After the screening Sami Awad, the Palestinian Christian whose story is highlighted in the film explained that the most impacting event for him was visiting Auschwitz. “It totally changed my perspective. It shifted my self-identity as a Palestinian from the posture of a victim and forced me to look behind the cruelty and oppression to its cause.”  Exposure to the historic suffering of the Jews opened his heart to the pervasive fear that grips the Israeli psyche. It freed him to look beneath the surface injustices and cruelty of the occupation and begin asking, “are there deeper issues at the root of the problem.”

The change in Sami’s heart did not stop there for it led him to ask a more difficult question: “What is my responsibility as a Palestinian and as a human being; how do I respond to this terrible tragedy?” It was this that laid the groundwork for a genuine compassion out of which the true power of nonviolence comes. And it was this that prompted him to pronounce one of the most moving statements in the film:  “Israeli society was born and continues to be based on a fear of annihilation,” he concedes. “We have to ask ourselves as Palestinians, what can we do to allow them to break these barriers of fear?”

The audience at the Brown University campus was respectful and thoughtful. On this second night of the tour the panelists gave them as much food for thought as the movie had. There were many nonviolent activists who took the opportunity following the movie to engage the panelists in further conversations. The interchange was lively and excited. There was a sense of excitement and appreciation for the theme which gave them grounds for hope and a motive to continue in the struggle for peace.

Tomorrow we will drive to New York city for a screening at Riverside Theater which is connected to Riverside Church.

As we drive back to the hotel I feel that, like Sami, my own heart is changing. 

Later, I look up some information about Bassam Aramin, co-founder of Combatants for Peace. I am reminded about what I had read weeks earlier in preparation for an article about that bi-national organization. After its establishment in 2005 Bassam’s commitment was tested, quite literally, by fire. His 10-year old daughter was shot in the head by an Israeli soldier’s rubber bullet as she walked home from school. She died several days later. I now find that Bassam and Elik’s father Rami have become friends and are members of The Parent’s Circle. Rami Elhanan writes movingly about their friendship and an event in Poland where they were both asked to speak on about the loss of their children. Bassam was refused a visa and could not make the trip so Rami took the place of his Palestinian friend and shared about the death of his little girl. 

My eyes were stinging as I read.
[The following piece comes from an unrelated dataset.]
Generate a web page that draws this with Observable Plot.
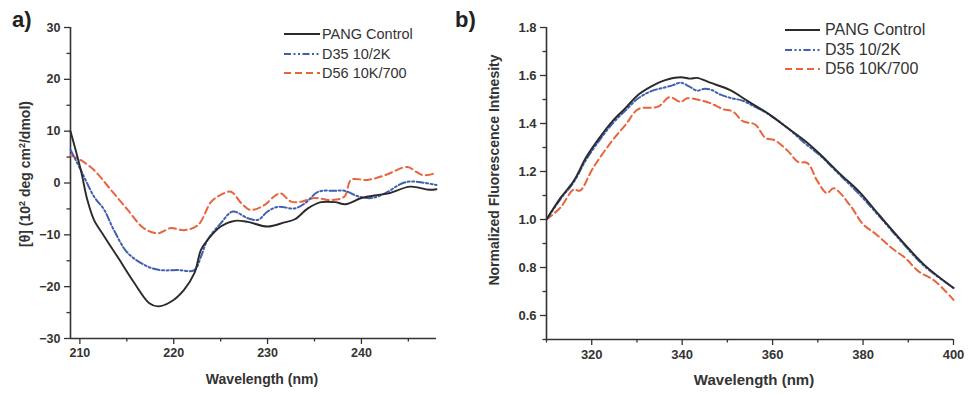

Something is shifting inside. I have always had this certainty that had I lived during the pre-civil rights years, as a Christian, I would have been compelled to  march on behalf of justice and against the evil of segregation. I am beginning to wonder if this conflict may not in fact pose a similar imperative for a follower of Christ, calling one to make a similar commitment as those who joined their black brothers in support of their right to be treated as human beings.